250. cabbage bhajias (pakoras)
A tribute to Dada
It exactly one year since Dada, my father in law passed on. We miss him in every step of our lives but he has taught us quite a few lessons which helps us to walk through life. Dada’s humble beginning as a farmers’s son made him what he was, a humble, kind hearted and benevolent person. He always liked to help others be it through social clubs, the temples or friends. He was a simple man with simple needs and little jestures pleased him the most. He loved feeding the destitutes through food for life programs and the bramacharis of the ISKCON movement. A satiated look on the faces of the bramacharis or the less fortunate made him happy. As much as he loved feeding others, he loved food himself. Though he never learnt how to make a cup of tea or heat up some milk, he knew what would be missing from a cooked dish and loved a good balance of taste… a bit of salt, a wee bit more of chillis and generous amounts of sugar. For him that was a perfect balanced taste to any dish. Dinners and lunches for friends and relatives was a big affair for us at home. He would get involved in planning the menu with my mother in law and me. He knew what would go well with what dish. He helped with the market shopping and don’t forget the tasting. Dada loved bhajias (pakoras) at lot. It could be plain potato ones or with eggplant, cabbage, banana, pratically anything, as long as they were bhajias. He would have a bad cough but would demand bhajias from my mother in law. So today I made some cabbage bhajias in his remembrance. I had watched my mother in law make them a zillion times but never bothered to actually make them myself. Nobody can make bhajias like her but what I made today didn’t turn out too bad as I remembered to include all the tips that she had given me to make soft bhajias.
CABBAGE BHAJIAS (PAKORAS)
Makes about 24 pieces
1 cup finely chopped cabbage
1 cup finely chopped fresh fenugreek (methi)
½ cup semolina (sooji)
½ cup chickpea flour (chana flour, besan)
¼ cup water
1 tsp ginger paste
1 tsp green chilli paste or 2 chillis finely chopped
½ tsp carom seeds (ajwain, ajmo)
¼ tsp turmeric powder (haldi))
½ tsp red chilli powder
1 tsp sugar
1 tsp salt
4 tbsp yogurt
1 tbsp lemon juice
2 tbsps hot oil
¼ tsp soda bicarbonate (baking soda)
oil for deep frying
- Chop fresh cabbage finely or shred it using a mandolin.
- Add all the ingredients except for hot oil and soda bicrbonate to the cabbage and mix well.
- Let the batter rest for 15 minutes.
- Heat oil in a wok, frying pan or karai over medium heat.
- When the oil is hot (drop a bit of the batter into the oil. If it comes up immediately, the oil is ready). Add 2 tbsps of the hot oil and soda bicarbonate into the batter. Mix well using a spoon.

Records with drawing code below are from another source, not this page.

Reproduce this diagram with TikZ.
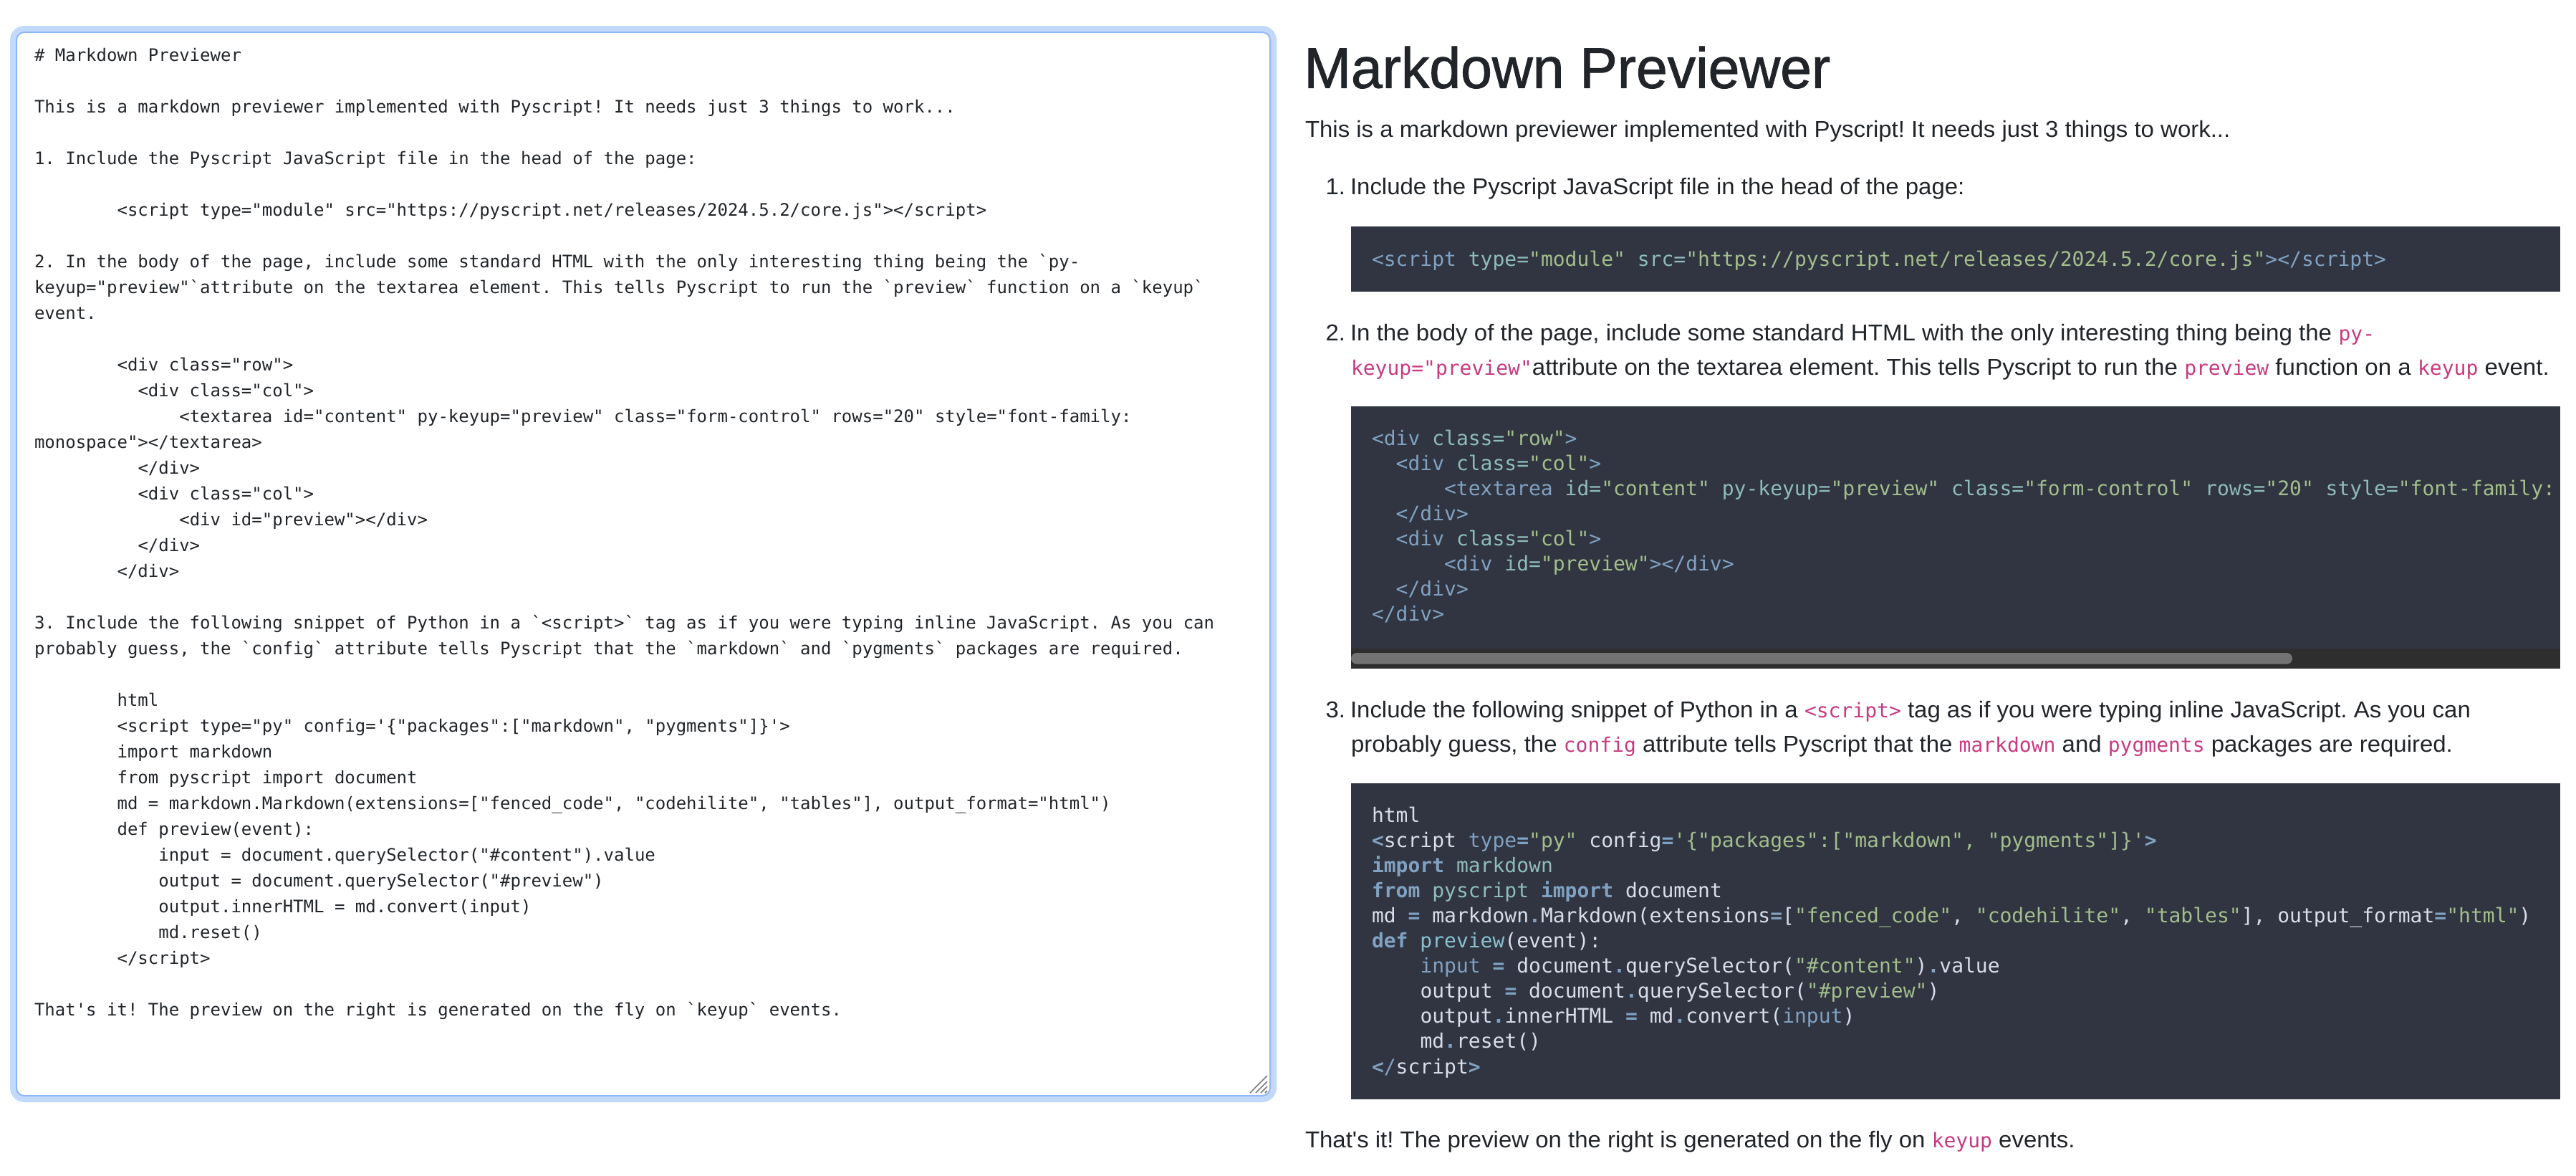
\documentclass[tikz,border=0pt]{standalone}
\usepackage{fontspec}
\setmainfont{Liberation Sans}
\newfontfamily\bodyf[FakeStretch=1.03]{Liberation Sans}
\newfontfamily\bodyg[FakeStretch=1.034]{Liberation Sans}
\newfontfamily\titlef[FakeStretch=0.984,FakeBold=1.2]{Liberation Sans}
\newfontfamily\monof{DejaVu Sans Mono}
\definecolor{ink}{HTML}{212529}
\definecolor{glowc}{HTML}{C3D9FC}
\definecolor{borderc}{HTML}{8FB8F8}
\definecolor{blockbg}{HTML}{303541}
\definecolor{trackc}{HTML}{2E2E2E}
\definecolor{thumbc}{HTML}{737373}
\definecolor{gripc}{HTML}{7B7B7B}
\definecolor{pinkc}{HTML}{C93A80}
\definecolor{ntag}{HTML}{81A1C1}
\definecolor{nattr}{HTML}{8FBCBB}
\definecolor{nstr}{HTML}{A3BE8C}
\definecolor{nwht}{HTML}{D8DEE9}
\definecolor{nfun}{HTML}{88C0D0}
\newcommand\cT[1]{\textcolor{ntag}{#1}}
\newcommand\cA[1]{\textcolor{nattr}{#1}}
\newcommand\cS[1]{\textcolor{nstr}{#1}}
\newcommand\cF[1]{\textcolor{nfun}{#1}}
\newcommand\cK[1]{\textcolor{ntag}{\bfseries #1}}
\newcommand\cd[1]{\textcolor{pinkc}{\monof\fontsize{14}{17}\selectfont #1}}
\frenchspacing
\tikzset{
  src/.style={anchor=base west,inner sep=0pt,outer sep=0pt,text=ink,font=\monof\fontsize{12}{18}\selectfont\frenchspacing},
  bodyt/.style={anchor=base west,inner sep=0pt,outer sep=0pt,text=ink,font=\bodyf\fontsize{16}{24}\selectfont\frenchspacing},
  bodyw/.style={bodyt,font=\bodyg\fontsize{16}{24}\selectfont\frenchspacing},
  code/.style={anchor=base west,inner sep=0pt,outer sep=0pt,text=nwht,font=\monof\fontsize{14}{17.5}\selectfont\frenchspacing},
  block/.style={fill=blockbg,draw=none},
  grip/.style={draw=gripc,line width=0.8pt}
}
\begin{document}
\begin{tikzpicture}[x=0.5pt,y=-0.5pt]
\useasboundingbox (0,0) rectangle (3596,1640);
\fill[white] (0,0) rectangle (3596,1640);
% textarea
\fill[glowc,rounded corners=10pt] (14,36) rectangle (1782,1538);
\draw[borderc,fill=white,line width=1pt,rounded corners=5.5pt] (23,45) rectangle (1773,1529);
\draw[grip] (1745,1525) -- (1769,1501);
\draw[grip] (1753,1525) -- (1769,1509);
\draw[grip] (1760,1525) -- (1769,1516);
\draw[grip] (1766,1525) -- (1769,1522);
% source text
\node[src] (L0) at (48,85) {\# Markdown Previewer};
\node[src] (L2) at (48,157) {This is a markdown previewer implemented with Pyscript! It needs just 3 things to work...};
\node[src] (L4) at (48,229) {1. Include the Pyscript JavaScript file in the head of the page:};
\node[src] (L6) at (163.6,301) {<script type="module" src="https://pyscript.net/releases/2024.5.2/core.js"></script>};
\node[src] (L8) at (48,373) {2. In the body of the page, include some standard HTML with the only interesting thing being the `py-};
\node[src] (L9) at (48,409) {keyup="preview"`attribute on the textarea element. This tells Pyscript to run the `preview` function on a `keyup`};
\node[src] (L10) at (48,445) {event.};
\node[src] (L12) at (163.6,517) {<div class="row">};
\node[src] (L13) at (192.5,553) {<div class="col">};
\node[src] (L14) at (250.3,589) {<textarea id="content" py-keyup="preview" class="form-control" rows="20" style="font-family:};
\node[src] (L15) at (48,625) {monospace"></textarea>};
\node[src] (L16) at (192.5,661) {</div>};
\node[src] (L17) at (192.5,697) {<div class="col">};
\node[src] (L18) at (250.3,733) {<div id="preview"></div>};
\node[src] (L19) at (192.5,769) {</div>};
\node[src] (L20) at (163.6,805) {</div>};
\node[src] (L22) at (48,877) {3. Include the following snippet of Python in a `<script>` tag as if you were typing inline JavaScript. As you can};
\node[src] (L23) at (48,913) {probably guess, the `config` attribute tells Pyscript that the `markdown` and `pygments` packages are required.};
\node[src] (L25) at (163.6,985) {html};
\node[src] (L26) at (163.6,1021) {<script type="py" config='\{"packages":["markdown", "pygments"]\}'>};
\node[src] (L27) at (163.6,1057) {import markdown};
\node[src] (L28) at (163.6,1093) {from pyscript import document};
\node[src] (L29) at (163.6,1129) {md = markdown.Markdown(extensions=["fenced\_code", "codehilite", "tables"], output\_format="html")};
\node[src] (L30) at (163.6,1165) {def preview(event):};
\node[src] (L31) at (221.4,1201) {input = document.querySelector("\#content").value};
\node[src] (L32) at (221.4,1237) {output = document.querySelector("\#preview")};
\node[src] (L33) at (221.4,1273) {output.innerHTML = md.convert(input)};
\node[src] (L34) at (221.4,1309) {md.reset()};
\node[src] (L35) at (163.6,1345) {</script>};
\node[src] (L37) at (48,1417) {That's it! The preview on the right is generated on the fly on `keyup` events.};
% rendered preview
\node[anchor=base west,inner sep=0pt,text=ink,font=\titlef\fontsize{40}{48}\selectfont] (title) at (1820,122.7) {Markdown Previewer};
\node[bodyt] (intro) at (1822,191.7) {This is a markdown previewer implemented with Pyscript! It needs just 3 things to work...};
\node[bodyt] (n1) at (1850.5,271.7) {1.};
\node[bodyt] (i1) at (1885,271.7) {Include the Pyscript JavaScript file in the head of the page:};
\fill[block] (1886,316) rectangle (3574,407);
\node[code] (c1) at (1915,371) {\cT{<script} \cA{type=}\cS{"module"} \cA{src=}\cS{"https://pyscript.net/releases/2024.5.2/core.js"}\cT{></script>}};
\node[bodyt] (n2) at (1850.5,475) {2.};
\node[bodyw] (i2a) at (1885,475) {In the body of the page, include some standard HTML with the only interesting thing being the \cd{py-}};
\node[bodyw] (i2b) at (1886,523) {\cd{keyup="preview"}attribute on the textarea element. This tells Pyscript to run the \cd{preview} function on a \cd{keyup} event.};
\fill[block] (1886,567) rectangle (3574,904.5);
\fill[trackc] (1886,904.5) rectangle (3574,933);
\fill[thumbc,rounded corners=4pt] (1886,911) rectangle (3200,926.7);
\node[code] (d0) at (1915,621) {\cT{<div} \cA{class=}\cS{"row"}\cT{>}};
\node[code] (d1) at (1948.7,656) {\cT{<div} \cA{class=}\cS{"col"}\cT{>}};
\node[code] (d2) at (2016.1,691) {\cT{<textarea} \cA{id=}\cS{"content"} \cA{py-keyup=}\cS{"preview"} \cA{class=}\cS{"form-control"} \cA{rows=}\cS{"20"} \cA{style=}\cS{"font-family:}};
\node[code] (d3) at (1948.7,726) {\cT{</div>}};
\node[code] (d4) at (1948.7,761) {\cT{<div} \cA{class=}\cS{"col"}\cT{>}};
\node[code] (d5) at (2016.1,796) {\cT{<div} \cA{id=}\cS{"preview"}\cT{></div>}};
\node[code] (d6) at (1948.7,831) {\cT{</div>}};
\node[code] (d7) at (1915,866) {\cT{</div>}};
\node[bodyt] (n3) at (1850.5,1001) {3.};
\node[bodyt] (i3a) at (1885,1001) {Include the following snippet of Python in a \cd{<script>} tag as if you were typing inline JavaScript. As you can};
\node[bodyt] (i3b) at (1886,1049) {probably guess, the \cd{config} attribute tells Pyscript that the \cd{markdown} and \cd{pygments} packages are required.};
\fill[block] (1886,1093) rectangle (3574,1534);
\node[code] (p0) at (1915,1147.3) {html};
\node[code] (p1) at (1915,1182.4) {\cK{<}script \cT{type}\cK{=}\cS{"py"} config\cK{=}\cS{'\{"packages":["markdown", "pygments"]\}'}\cK{>}};
\node[code] (p2) at (1915,1217.4) {\cK{import} \cA{markdown}};
\node[code] (p3) at (1915,1252.5) {\cK{from} \cA{pyscript} \cK{import} document};
\node[code] (p4) at (1915,1287.6) {md \cK{=} markdown\cK{.}Markdown(extensions\cK{=}[\cS{"fenced\_code"}, \cS{"codehilite"}, \cS{"tables"}], output\_format\cK{=}\cS{"html"})};
\node[code] (p5) at (1915,1322.7) {\cK{def} \cF{preview}(event):};
\node[code] (p6) at (1982.5,1357.7) {\cT{input} \cK{=} document\cK{.}querySelector(\cS{"\#content"})\cK{.}value};
\node[code] (p7) at (1982.5,1392.8) {output \cK{=} document\cK{.}querySelector(\cS{"\#preview"})};
\node[code] (p8) at (1982.5,1427.9) {output\cK{.}innerHTML \cK{=} md\cK{.}convert(\cT{input})};
\node[code] (p9) at (1982.5,1462.9) {md\cK{.}reset()};
\node[code] (p10) at (1915,1498) {\cK{<}\cT{/}script\cK{>}};
\node[bodyt] (end) at (1822,1601.7) {That's it! The preview on the right is generated on the fly on \cd{keyup} events.};
\end{tikzpicture}
\end{document}
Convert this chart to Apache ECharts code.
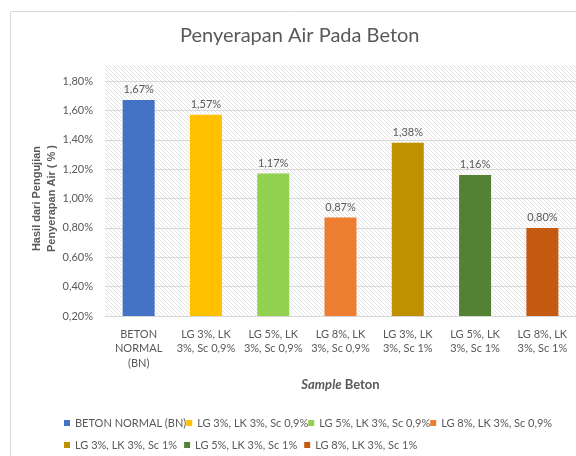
<!DOCTYPE html>
<html><head><meta charset="utf-8">
<script src="https://cdn.jsdelivr.net/npm/echarts@5/dist/echarts.min.js"></script>
<style>html,body{margin:0;padding:0;background:#fff}#c{width:576px;height:456px}</style>
</head><body><div id="c"></div>
<script>
var categories = ['BETON\nNORMAL\n(BN)', 'LG 3%, LK\n3%, Sc 0,9%', 'LG 5%, LK\n3%, Sc 0,9%', 'LG 8%, LK\n3%, Sc 0,9%', 'LG 3%, LK\n3%, Sc 1%', 'LG 5%, LK\n3%, Sc 1%', 'LG 8%, LK\n3%, Sc 1%'];
var seriesNames = ['BETON NORMAL (BN)', 'LG 3%, LK 3%, Sc 0,9%', 'LG 5%, LK 3%, Sc 0,9%', 'LG 8%, LK 3%, Sc 0,9%', 'LG 3%, LK 3%, Sc 1%', 'LG 5%, LK 3%, Sc 1%', 'LG 8%, LK 3%, Sc 1%'];
var values = [1.67, 1.57, 1.17, 0.87, 1.38, 1.16, 0.80];
var colors = ['#4472C4', '#FFC000', '#92D050', '#ED7D31', '#BF9000', '#548235', '#C55A11'];
var yTicks = [0.2, 0.4, 0.6, 0.8, 1.0, 1.2, 1.4, 1.6, 1.8];

var FONT = 'Lato';
var TXT = '#595959';

function fmt(v){ return v.toFixed(2).replace('.', ',') + '%'; }

var tile = document.createElement('canvas');
tile.width = 4; tile.height = 4;
var g = tile.getContext('2d');
g.fillStyle = '#ffffff'; g.fillRect(0,0,4,4);
g.strokeStyle = '#e3e3e3'; g.lineWidth = 1;
g.beginPath();
g.moveTo(-1,-1); g.lineTo(5,5);
g.moveTo(-1,3); g.lineTo(1,5);
g.moveTo(3,-1); g.lineTo(5,1);
g.stroke();

var chart = echarts.init(document.getElementById('c'), null, {renderer:'canvas'});

var series = seriesNames.map(function(name, i){
  var d = categories.map(function(c, j){ return j === i ? values[i] : '-'; });
  return {
    name: name, type: 'bar', stack: 'all', barWidth: 32,
    itemStyle: {color: colors[i]},
    data: d,
    label: {show: true, position: 'top', distance: 5, color: TXT, fontFamily: FONT, fontSize: 11,
      formatter: function(p){ return fmt(p.value); }}
  };
});

var legendText = {color: TXT, fontFamily: FONT, fontSize: 11, lineHeight: 14};

chart.setOption({
  animation: false,
  textStyle: {fontFamily: FONT},
  color: colors,
  title: {
    text: 'Penyerapan Air Pada Beton', left: 175, top: 21,
    textStyle: {color: TXT, fontFamily: FONT, fontSize: 20, fontWeight: 'normal'}
  },
  graphic: [
    {type: 'rect', z: -10, silent: true, shape: {x: 10.5, y: 11.5, width: 700, height: 600},
      style: {fill: '#fff', stroke: '#d9d9d9', lineWidth: 1}},
    {type: 'rect', z: -9, silent: true, shape: {x: 105, y: 65, width: 471, height: 251},
      style: {fill: {image: tile, repeat: 'repeat'}}}
  ],
  legend: [
    {left: 64, top: 416, padding: 0, itemWidth: 6, itemHeight: 6, itemGap: 0, icon: 'rect',
      textStyle: legendText, data: seriesNames.slice(0, 4)},
    {left: 64, top: 438, padding: 0, itemWidth: 6, itemHeight: 6, itemGap: 7, icon: 'rect',
      textStyle: legendText, data: seriesNames.slice(4)}
  ],
  grid: {left: 105, right: 0, top: 81, bottom: 140, containLabel: false},
  xAxis: {
    type: 'category', data: categories,
    name: '{i|Sample} Beton', nameLocation: 'middle', nameGap: 62,
    nameTextStyle: {color: TXT, fontFamily: FONT, fontSize: 13, fontWeight: 'bold',
      rich: {i: {fontStyle: 'italic', fontWeight: 'bold', color: TXT, fontFamily: FONT, fontSize: 13}}},
    axisLine: {lineStyle: {color: '#d9d9d9'}},
    axisTick: {show: false},
    axisLabel: {interval: 0, color: TXT, fontFamily: FONT, fontSize: 11, lineHeight: 14.5, margin: 11}
  },
  yAxis: {
    type: 'value', min: yTicks[0], max: yTicks[yTicks.length-1], interval: 0.2,
    name: 'Hasil dari Pengujian\nPenyerapan Air ( % )', nameLocation: 'middle', nameGap: 46, nameRotate: 90,
    nameMoveOverlap: false,
    nameTextStyle: {color: TXT, fontFamily: 'Liberation Sans', fontSize: 11, fontWeight: 'bold', lineHeight: 15},
    axisLine: {show: false}, axisTick: {show: false},
    splitLine: {lineStyle: {color: '#d9d9d9'}},
    axisLabel: {color: TXT, fontFamily: FONT, fontSize: 11, margin: 12, formatter: fmt}
  },
  series: series
});
</script></body></html>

- Pick about a tbsp of the batter with your four fingers and using your thumb slide it into the hot oil gently. Repeat till you have 6 to 8 bhajias or pakoras in the oil.
- Lower the heat and fry the bhajias, turning them around frequently till they are golden brown in colour.
- Remove them into a colander using a slotted spoon or jara.
- Increase the heat to medium and repeat steps 6 to 8 with the remaining batter.
- Serve hot bhajias with your favourite chutney , chilli sauce or tomato ketchup.
- My mother in law would add a bit of finely chopped green capsicum (bell pepper) to the batter.
- Use fresh coriander instead of fenugreek .
- Use sliced onions instead of cabbage to make onion pakoras.
- Add finely chopped palak or spinach instead of fenugreek.
- Adjust the taste of chillis according to your preference.